Quote from the first line below through the line that contains "GRID = '#3c3c3c'", both included, and leave the pictures out.
↓
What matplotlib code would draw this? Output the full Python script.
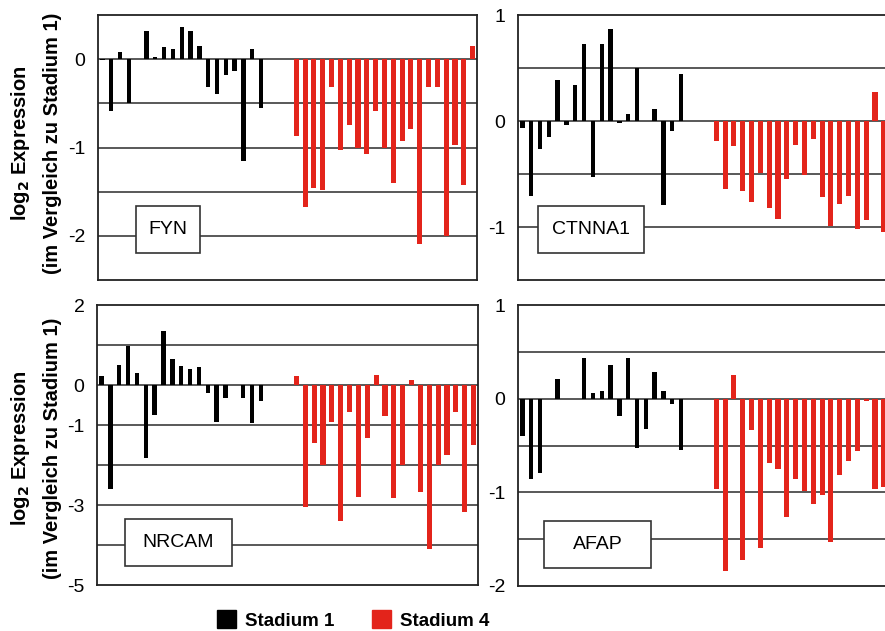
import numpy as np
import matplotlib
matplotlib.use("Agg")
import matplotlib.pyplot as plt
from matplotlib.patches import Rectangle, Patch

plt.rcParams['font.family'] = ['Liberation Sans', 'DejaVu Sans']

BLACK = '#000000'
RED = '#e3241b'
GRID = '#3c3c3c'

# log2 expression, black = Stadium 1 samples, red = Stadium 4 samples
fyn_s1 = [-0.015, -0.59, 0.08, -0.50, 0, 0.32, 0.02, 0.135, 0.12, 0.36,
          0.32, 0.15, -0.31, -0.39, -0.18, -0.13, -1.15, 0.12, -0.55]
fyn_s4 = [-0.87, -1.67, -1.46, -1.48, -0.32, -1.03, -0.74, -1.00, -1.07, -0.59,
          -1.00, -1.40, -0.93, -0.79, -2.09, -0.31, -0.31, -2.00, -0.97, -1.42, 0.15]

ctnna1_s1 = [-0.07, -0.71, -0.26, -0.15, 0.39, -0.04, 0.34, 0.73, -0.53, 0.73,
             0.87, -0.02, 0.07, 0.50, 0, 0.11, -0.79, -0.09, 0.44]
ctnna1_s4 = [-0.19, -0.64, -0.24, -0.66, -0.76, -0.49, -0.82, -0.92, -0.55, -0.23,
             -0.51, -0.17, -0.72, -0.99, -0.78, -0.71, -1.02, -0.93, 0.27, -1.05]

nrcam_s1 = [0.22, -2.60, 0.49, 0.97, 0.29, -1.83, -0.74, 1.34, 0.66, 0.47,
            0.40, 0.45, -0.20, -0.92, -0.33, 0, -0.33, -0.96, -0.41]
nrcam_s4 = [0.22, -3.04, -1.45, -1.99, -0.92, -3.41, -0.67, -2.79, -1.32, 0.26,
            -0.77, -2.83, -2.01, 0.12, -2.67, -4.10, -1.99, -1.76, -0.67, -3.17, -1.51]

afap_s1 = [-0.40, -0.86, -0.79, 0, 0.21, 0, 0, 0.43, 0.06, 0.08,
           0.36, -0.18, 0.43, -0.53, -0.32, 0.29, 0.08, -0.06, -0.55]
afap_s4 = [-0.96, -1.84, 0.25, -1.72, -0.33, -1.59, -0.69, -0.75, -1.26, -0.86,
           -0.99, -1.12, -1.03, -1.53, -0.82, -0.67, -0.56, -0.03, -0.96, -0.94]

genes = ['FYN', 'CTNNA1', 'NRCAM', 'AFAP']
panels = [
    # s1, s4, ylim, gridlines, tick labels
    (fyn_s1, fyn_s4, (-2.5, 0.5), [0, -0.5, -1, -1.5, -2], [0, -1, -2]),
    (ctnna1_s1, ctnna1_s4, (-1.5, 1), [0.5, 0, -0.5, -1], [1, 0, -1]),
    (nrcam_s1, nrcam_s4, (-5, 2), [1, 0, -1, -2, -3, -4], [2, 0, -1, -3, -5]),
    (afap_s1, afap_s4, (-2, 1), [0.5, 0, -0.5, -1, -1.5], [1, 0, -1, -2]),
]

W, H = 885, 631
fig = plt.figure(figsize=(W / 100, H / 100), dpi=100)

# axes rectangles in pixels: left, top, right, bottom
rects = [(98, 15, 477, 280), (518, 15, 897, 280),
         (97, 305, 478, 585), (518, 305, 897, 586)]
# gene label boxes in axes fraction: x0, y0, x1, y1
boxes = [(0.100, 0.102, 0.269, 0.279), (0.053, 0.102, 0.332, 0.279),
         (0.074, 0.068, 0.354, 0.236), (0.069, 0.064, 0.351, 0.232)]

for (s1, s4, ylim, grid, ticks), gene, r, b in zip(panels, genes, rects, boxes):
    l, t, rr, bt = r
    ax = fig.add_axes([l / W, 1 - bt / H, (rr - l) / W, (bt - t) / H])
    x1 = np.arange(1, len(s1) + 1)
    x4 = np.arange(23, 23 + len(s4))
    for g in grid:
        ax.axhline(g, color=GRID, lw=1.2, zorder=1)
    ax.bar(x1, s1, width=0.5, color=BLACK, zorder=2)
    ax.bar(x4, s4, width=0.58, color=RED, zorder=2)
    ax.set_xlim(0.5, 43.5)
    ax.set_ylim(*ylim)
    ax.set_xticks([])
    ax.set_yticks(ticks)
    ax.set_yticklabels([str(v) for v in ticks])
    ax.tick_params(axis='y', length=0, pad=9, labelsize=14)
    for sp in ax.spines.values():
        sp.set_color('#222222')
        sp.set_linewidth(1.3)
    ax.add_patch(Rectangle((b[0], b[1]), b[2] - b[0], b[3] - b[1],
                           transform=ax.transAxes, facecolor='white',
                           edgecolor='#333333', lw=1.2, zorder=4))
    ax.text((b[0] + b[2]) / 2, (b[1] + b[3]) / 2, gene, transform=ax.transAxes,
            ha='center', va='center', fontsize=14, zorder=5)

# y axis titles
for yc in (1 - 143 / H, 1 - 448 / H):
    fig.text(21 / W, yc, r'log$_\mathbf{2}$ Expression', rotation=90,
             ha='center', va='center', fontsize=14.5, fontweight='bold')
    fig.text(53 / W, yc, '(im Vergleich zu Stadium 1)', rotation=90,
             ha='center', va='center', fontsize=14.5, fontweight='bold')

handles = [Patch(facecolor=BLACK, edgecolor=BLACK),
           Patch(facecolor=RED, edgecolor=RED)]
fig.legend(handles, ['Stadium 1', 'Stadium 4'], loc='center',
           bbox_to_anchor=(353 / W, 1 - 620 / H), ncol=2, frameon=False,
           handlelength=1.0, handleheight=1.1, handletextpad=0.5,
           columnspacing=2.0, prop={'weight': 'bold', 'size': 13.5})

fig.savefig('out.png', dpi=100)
↑
> ANSWER TO THIS EXERCISE
What matplotlib code would draw this? Output the full Python script.
import numpy as np
import matplotlib
matplotlib.use("Agg")
import matplotlib.pyplot as plt
from matplotlib.patches import Rectangle, Patch

plt.rcParams['font.family'] = ['Liberation Sans', 'DejaVu Sans']

BLACK = '#000000'
RED = '#e3241b'
GRID = '#3c3c3c'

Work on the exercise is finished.